I'm trying to improve myself. First step is to get back to the level, albeit low, I was at 15 years ago when I fell off the photography wagon.

As we all know, basically all tutorials and guides on the net relate to some incarnation of Adobe software, so hard to follow. To be able to follow those guides it would help to understand how some PWP settings relate to the Adobe ones.

ATM I'm specifically trying to improve my sharpening, since I've realized I'm awfully bad at that. I wonder what the numbers in the radius scale(s) in the sharpening transformations stand for. LR et al seem to have a scale from 1 to 3, with decimals. And the numbers stand for pixels. PWP 7's unsharp mask has a scale from 1 to 40, without decimals. Is it tenths of pixels, 1 really mean 0.1 and so on?

Advanced Sharpen's radius scale goes from 0.01 to 16.00. Still pixels? 16 seems a little high for that.
jsachs
Posts: 4214
Joined: January 22nd, 2009, 11:03 pm

Re: Sharpening radius

Post by jsachs »

They are all pixels, although the values may not produce the same results in other programs. Sharpening with a larger radius brings out texture on a larger scale.
Jonathan Sachs
Digital Light & Color
croos
Posts: 29
Joined: June 30th, 2018, 6:57 am

Re: Sharpening radius

Post by croos »

Thank you. So if I understand you right, it isn't possible to translate LR instructions to PWP, just general directions.

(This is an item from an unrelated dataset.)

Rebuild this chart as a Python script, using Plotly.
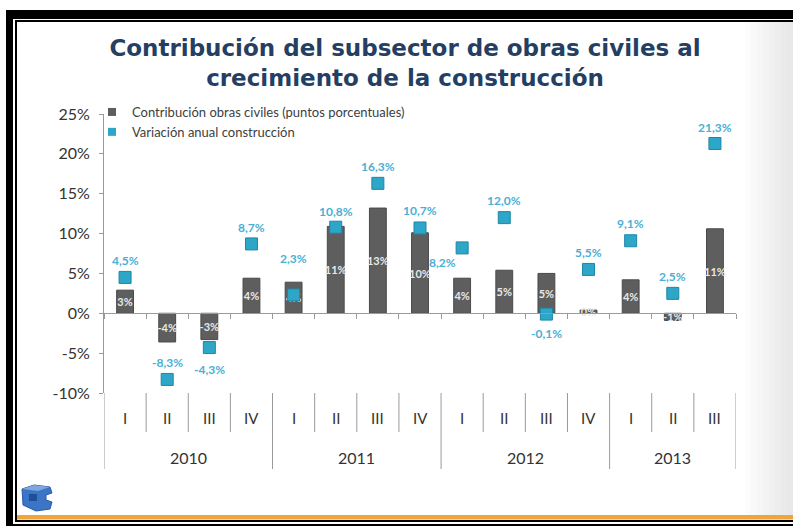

I think one of my main problem with USM is I hadn't understood the importance of the amount slider. And I'm stuck in film. It was so much easier to see when the grain was sharp and that was that. But I'll get there, even if slowly.
jsachs
Posts: 4214
Joined: January 22nd, 2009, 11:03 pm

Re: Sharpening radius

Post by jsachs »

I have not tried to systematically compare LR settings to PWP, so I don't know how closely they correspond. While PWP only allows integer radius values in some of its sharpening and blurring transformations, as you mention you can vary the effect by reducing the Amount a little. Using good noise reduction before sharpening is very important, since sharpening will amplify the noise.
Jonathan Sachs
Digital Light & Color
croos
Posts: 29
Joined: June 30th, 2018, 6:57 am

Re: Sharpening radius

Post by croos »

Yup, that I remember. Sharpening as last step.